- What is required
Transcribe the listing exactly, leaving out every picture.

- Provided material
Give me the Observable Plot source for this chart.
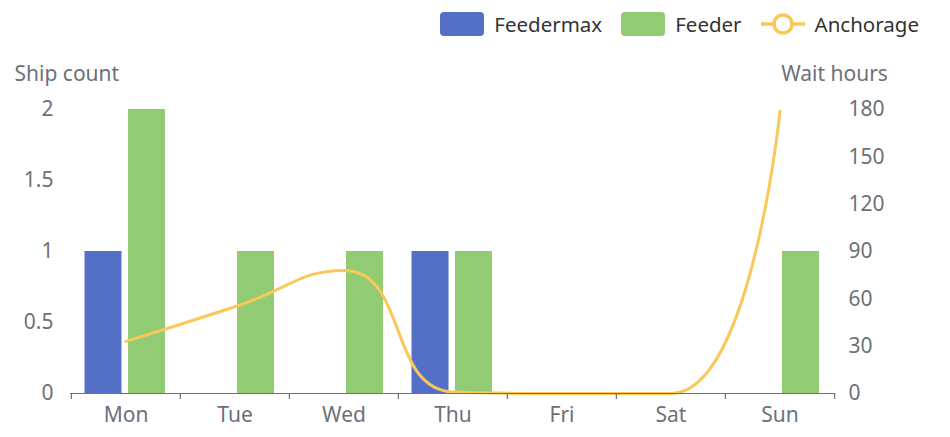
<!DOCTYPE html>
<html>
<head>
<meta charset="utf-8">
<script src="https://cdn.jsdelivr.net/npm/d3@7"></script>
<script src="https://cdn.jsdelivr.net/npm/@observablehq/plot@0.6"></script>
<style>
  html, body { margin: 0; padding: 0; background: #fff; }
  body { width: 950px; height: 437px; overflow: hidden; font-family: "Noto Sans", sans-serif; }
  #legend { height: 48px; display: flex; align-items: center; justify-content: flex-end; padding-right: 31px; box-sizing: border-box; font-size: 20.5px; color: #333; }
  .item { display: flex; align-items: center; margin-left: 19px; }
  .sw { width: 44px; height: 24px; border-radius: 4px; margin-right: 10px; }
  svg { display: block; }
</style>
</head>
<body>
<div id="legend"></div>
<div id="chart"></div>
<script>
const days = ["Mon", "Tue", "Wed", "Thu", "Fri", "Sat", "Sun"];
const feedermax = [1, 0, 0, 1, 0, 0, 0];
const feeder = [2, 1, 1, 1, 0, 0, 1];
const anchorage = [33, 55, 78, 1, 0, 0, 179];
const leftTicks = [0, 0.5, 1, 1.5, 2];
const rightTicks = [0, 30, 60, 90, 120, 150, 180];
const seriesNames = ["Feedermax", "Feeder", "Anchorage"];
const colors = ["#5470c6", "#91cc75", "#fac858"];

const W = 950, H = 389, mL = 70, mR = 115, mT = 61, mB = 44;
const bw = (W - mL - mR) / days.length;
const ratio = 90; // right axis units per left axis unit
const gray = "#6e7079";
const FS = 21;

// ECharts-style smooth line (smooth = 0.5, with extreme constraints)
function SmoothCurve(context) { this._context = context; }
SmoothCurve.prototype = {
  areaStart() { this._line = 0; },
  areaEnd() { this._line = NaN; },
  lineStart() { this._pts = []; },
  point(x, y) { this._pts.push([+x, +y]); },
  lineEnd() {
    const p = this._pts, ctx = this._context, s = 0.5, n = p.length;
    if (!n) return;
    let cpx0, cpy0, cpx1, cpy1, prevX, prevY;
    for (let k = 0; k < n; k++) {
      const [x, y] = p[k];
      if (k === 0) { ctx.moveTo(x, y); cpx0 = x; cpy0 = y; }
      else {
        let nextCpx0, nextCpy0;
        if (k === n - 1) { cpx1 = x; cpy1 = y; }
        else {
          const [nextX, nextY] = p[k + 1];
          let vx = nextX - prevX, vy = nextY - prevY;
          const dx0 = x - prevX, dx1 = nextX - x, dy0 = y - prevY, dy1 = nextY - y;
          const lenPrev = Math.hypot(dx0, dy0), lenNext = Math.hypot(dx1, dy1);
          const r = lenNext / (lenNext + lenPrev);
          nextCpx0 = x + vx * s * r; nextCpy0 = y + vy * s * r;
          nextCpx0 = Math.max(Math.min(nextCpx0, Math.max(nextX, x)), Math.min(nextX, x));
          nextCpy0 = Math.max(Math.min(nextCpy0, Math.max(nextY, y)), Math.min(nextY, y));
          vx = nextCpx0 - x; vy = nextCpy0 - y;
          cpx1 = x - vx * lenPrev / lenNext; cpy1 = y - vy * lenPrev / lenNext;
          cpx1 = Math.max(Math.min(cpx1, Math.max(prevX, x)), Math.min(prevX, x));
          cpy1 = Math.max(Math.min(cpy1, Math.max(prevY, y)), Math.min(prevY, y));
          vx = x - cpx1; vy = y - cpy1;
          nextCpx0 = x + vx * lenNext / lenPrev; nextCpy0 = y + vy * lenNext / lenPrev;
        }
        ctx.bezierCurveTo(cpx0, cpy0, cpx1, cpy1, x, y);
        cpx0 = nextCpx0; cpy0 = nextCpy0;
      }
      prevX = x; prevY = y;
    }
  }
};
const smoothCurve = ctx => new SmoothCurve(ctx);

// legend
const lg = document.getElementById("legend");
seriesNames.forEach((name, i) => {
  const it = document.createElement("div");
  it.className = "item";
  if (i < 2) {
    it.innerHTML = `<div class="sw" style="background:${colors[i]}"></div><span>${name}</span>`;
  } else {
    it.innerHTML = `<svg width="44" height="26" style="margin-right:10px"><line x1="0" y1="13" x2="44" y2="13" stroke="${colors[i]}" stroke-width="3.5"/><circle cx="22" cy="13" r="9" fill="#fff" stroke="${colors[i]}" stroke-width="3.5"/></svg><span>${name}</span>`;
  }
  lg.appendChild(it);
});

const chart = Plot.plot({
  width: W, height: H,
  marginLeft: mL, marginRight: mR, marginTop: mT, marginBottom: mB,
  style: { fontFamily: "Noto Sans, sans-serif", fontSize: FS + "px", color: gray, background: "transparent" },
  x: { type: "band", domain: days, padding: 0 },
  y: { domain: [0, 2] },
  marks: [
    Plot.barY(days, { x: d => d, y: (d, i) => feedermax[i], fill: colors[0], insetLeft: 13.5, insetRight: 58.5 }),
    Plot.barY(days, { x: d => d, y: (d, i) => feeder[i], fill: colors[1], insetLeft: 57, insetRight: 15 }),
    Plot.line(days, { x: d => d, y: (d, i) => anchorage[i] / ratio, curve: smoothCurve, stroke: colors[2], strokeWidth: 3 }),
    Plot.ruleY([0], { stroke: gray, strokeWidth: 1.2 }),
    Plot.ruleX(days, { x: d => d, dx: -bw / 2, y1: 0, y2: 0, insetBottom: -6, stroke: gray, strokeWidth: 1.2 }),
    Plot.ruleX(days.slice(-1), { x: d => d, dx: bw / 2, y1: 0, y2: 0, insetBottom: -6, stroke: gray, strokeWidth: 1.2 }),
    Plot.axisX({ tickSize: 0, tickPadding: 14, label: null, fill: gray, fontSize: FS }),
    Plot.axisY({ anchor: "left", ticks: leftTicks, tickSize: 0, tickPadding: 17, label: null, fill: gray, fontSize: FS, tickFormat: d => String(d) }),
    Plot.axisY({ anchor: "right", ticks: rightTicks.map(v => v / ratio), tickSize: 0, tickPadding: 13, label: null, fill: gray, fontSize: FS, tickFormat: d => String(Math.round(d * ratio)) }),
    Plot.text(["Ship count"], { text: d => d, frameAnchor: "top-left", dx: -56, dy: -43, textAnchor: "start", fill: gray, fontSize: FS }),
    Plot.text(["Wait hours"], { text: d => d, frameAnchor: "top-right", dx: -1, dy: -43, textAnchor: "middle", fill: gray, fontSize: FS })
  ]
});
document.getElementById("chart").appendChild(chart);
</script>
</body>
</html>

- Answer to the task
Give me the Observable Plot source for this chart.
<!DOCTYPE html>
<html>
<head>
<meta charset="utf-8">
<script src="https://cdn.jsdelivr.net/npm/d3@7"></script>
<script src="https://cdn.jsdelivr.net/npm/@observablehq/plot@0.6"></script>
<style>
  html, body { margin: 0; padding: 0; background: #fff; }
  body { width: 950px; height: 437px; overflow: hidden; font-family: "Noto Sans", sans-serif; }
  #legend { height: 48px; display: flex; align-items: center; justify-content: flex-end; padding-right: 31px; box-sizing: border-box; font-size: 20.5px; color: #333; }
  .item { display: flex; align-items: center; margin-left: 19px; }
  .sw { width: 44px; height: 24px; border-radius: 4px; margin-right: 10px; }
  svg { display: block; }
</style>
</head>
<body>
<div id="legend"></div>
<div id="chart"></div>
<script>
const days = ["Mon", "Tue", "Wed", "Thu", "Fri", "Sat", "Sun"];
const feedermax = [1, 0, 0, 1, 0, 0, 0];
const feeder = [2, 1, 1, 1, 0, 0, 1];
const anchorage = [33, 55, 78, 1, 0, 0, 179];
const leftTicks = [0, 0.5, 1, 1.5, 2];
const rightTicks = [0, 30, 60, 90, 120, 150, 180];
const seriesNames = ["Feedermax", "Feeder", "Anchorage"];
const colors = ["#5470c6", "#91cc75", "#fac858"];

const W = 950, H = 389, mL = 70, mR = 115, mT = 61, mB = 44;
const bw = (W - mL - mR) / days.length;
const ratio = 90; // right axis units per left axis unit
const gray = "#6e7079";
const FS = 21;

// ECharts-style smooth line (smooth = 0.5, with extreme constraints)
function SmoothCurve(context) { this._context = context; }
SmoothCurve.prototype = {
  areaStart() { this._line = 0; },
  areaEnd() { this._line = NaN; },
  lineStart() { this._pts = []; },
  point(x, y) { this._pts.push([+x, +y]); },
  lineEnd() {
    const p = this._pts, ctx = this._context, s = 0.5, n = p.length;
    if (!n) return;
    let cpx0, cpy0, cpx1, cpy1, prevX, prevY;
    for (let k = 0; k < n; k++) {
      const [x, y] = p[k];
      if (k === 0) { ctx.moveTo(x, y); cpx0 = x; cpy0 = y; }
      else {
        let nextCpx0, nextCpy0;
        if (k === n - 1) { cpx1 = x; cpy1 = y; }
        else {
          const [nextX, nextY] = p[k + 1];
          let vx = nextX - prevX, vy = nextY - prevY;
          const dx0 = x - prevX, dx1 = nextX - x, dy0 = y - prevY, dy1 = nextY - y;
          const lenPrev = Math.hypot(dx0, dy0), lenNext = Math.hypot(dx1, dy1);
          const r = lenNext / (lenNext + lenPrev);
          nextCpx0 = x + vx * s * r; nextCpy0 = y + vy * s * r;
          nextCpx0 = Math.max(Math.min(nextCpx0, Math.max(nextX, x)), Math.min(nextX, x));
          nextCpy0 = Math.max(Math.min(nextCpy0, Math.max(nextY, y)), Math.min(nextY, y));
          vx = nextCpx0 - x; vy = nextCpy0 - y;
          cpx1 = x - vx * lenPrev / lenNext; cpy1 = y - vy * lenPrev / lenNext;
          cpx1 = Math.max(Math.min(cpx1, Math.max(prevX, x)), Math.min(prevX, x));
          cpy1 = Math.max(Math.min(cpy1, Math.max(prevY, y)), Math.min(prevY, y));
          vx = x - cpx1; vy = y - cpy1;
          nextCpx0 = x + vx * lenNext / lenPrev; nextCpy0 = y + vy * lenNext / lenPrev;
        }
        ctx.bezierCurveTo(cpx0, cpy0, cpx1, cpy1, x, y);
        cpx0 = nextCpx0; cpy0 = nextCpy0;
      }
      prevX = x; prevY = y;
    }
  }
};
const smoothCurve = ctx => new SmoothCurve(ctx);

// legend
const lg = document.getElementById("legend");
seriesNames.forEach((name, i) => {
  const it = document.createElement("div");
  it.className = "item";
  if (i < 2) {
    it.innerHTML = `<div class="sw" style="background:${colors[i]}"></div><span>${name}</span>`;
  } else {
    it.innerHTML = `<svg width="44" height="26" style="margin-right:10px"><line x1="0" y1="13" x2="44" y2="13" stroke="${colors[i]}" stroke-width="3.5"/><circle cx="22" cy="13" r="9" fill="#fff" stroke="${colors[i]}" stroke-width="3.5"/></svg><span>${name}</span>`;
  }
  lg.appendChild(it);
});

const chart = Plot.plot({
  width: W, height: H,
  marginLeft: mL, marginRight: mR, marginTop: mT, marginBottom: mB,
  style: { fontFamily: "Noto Sans, sans-serif", fontSize: FS + "px", color: gray, background: "transparent" },
  x: { type: "band", domain: days, padding: 0 },
  y: { domain: [0, 2] },
  marks: [
    Plot.barY(days, { x: d => d, y: (d, i) => feedermax[i], fill: colors[0], insetLeft: 13.5, insetRight: 58.5 }),
    Plot.barY(days, { x: d => d, y: (d, i) => feeder[i], fill: colors[1], insetLeft: 57, insetRight: 15 }),
    Plot.line(days, { x: d => d, y: (d, i) => anchorage[i] / ratio, curve: smoothCurve, stroke: colors[2], strokeWidth: 3 }),
    Plot.ruleY([0], { stroke: gray, strokeWidth: 1.2 }),
    Plot.ruleX(days, { x: d => d, dx: -bw / 2, y1: 0, y2: 0, insetBottom: -6, stroke: gray, strokeWidth: 1.2 }),
    Plot.ruleX(days.slice(-1), { x: d => d, dx: bw / 2, y1: 0, y2: 0, insetBottom: -6, stroke: gray, strokeWidth: 1.2 }),
    Plot.axisX({ tickSize: 0, tickPadding: 14, label: null, fill: gray, fontSize: FS }),
    Plot.axisY({ anchor: "left", ticks: leftTicks, tickSize: 0, tickPadding: 17, label: null, fill: gray, fontSize: FS, tickFormat: d => String(d) }),
    Plot.axisY({ anchor: "right", ticks: rightTicks.map(v => v / ratio), tickSize: 0, tickPadding: 13, label: null, fill: gray, fontSize: FS, tickFormat: d => String(Math.round(d * ratio)) }),
    Plot.text(["Ship count"], { text: d => d, frameAnchor: "top-left", dx: -56, dy: -43, textAnchor: "start", fill: gray, fontSize: FS }),
    Plot.text(["Wait hours"], { text: d => d, frameAnchor: "top-right", dx: -1, dy: -43, textAnchor: "middle", fill: gray, fontSize: FS })
  ]
});
document.getElementById("chart").appendChild(chart);
</script>
</body>
</html>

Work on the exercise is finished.